Moran first visited England in 1851. In 1853, around the time that James Buchanan, who was from the same county in Pennsylvania as Moran, became US ambassador in London, Moran returned to England, becoming a temporary clerk at the legation. In 1854, he gained a permanent post and, in 1857, he was appointed Assistant Secretary, a post he kept until 1864, when he was promoted to Secretary, serving until 1875. From 1857, he kept a private diary which was subsequently published; the diary is of interest mainly because it documents how the US Civil War was seen in the UK.

Buchanan was elected president and George M. Dallas became Ambassador in London, where Moran stayed. From the end of 1858, Moran was co-owner of the London-based Spectator magazine, which he used to promote Buchanan's views against a generally hostile, anti-slavery British press. His co-owner was John McHenry, an American businessman who was also based in London, and they arranged the purchase through a nominee, Thornton Leigh Hunt, to disguise their connection. They dramatically altered the tone of the magazine, its circulation declined substantially and there were several occasions when Moran had to pump additional funds into the venture. Having paid £4200 for it, they sold for £2000 in January 1861, by which time Abraham Lincoln had taken over from the vacillating Buchanan.

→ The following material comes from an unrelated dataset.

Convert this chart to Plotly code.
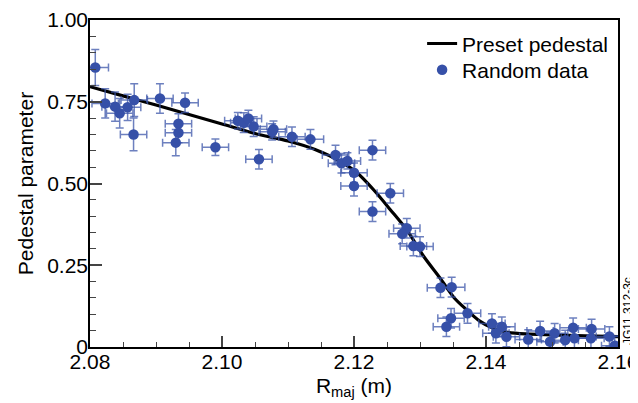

In 1875, he was made Minister Resident to Portugal and, since this was the first instance of this kind of promotion in US diplomatic history, some regard him as the first American career diplomat. When the office of Minister Resident was discontinued in 1876, Moran was made Chargé d'Affaires at Lisbon, serving until 1882 when ill health forced him to resign and return to England. He never went back to the US, settling, instead, at Braintree in Essex, where he died at nearby Bocking Hall.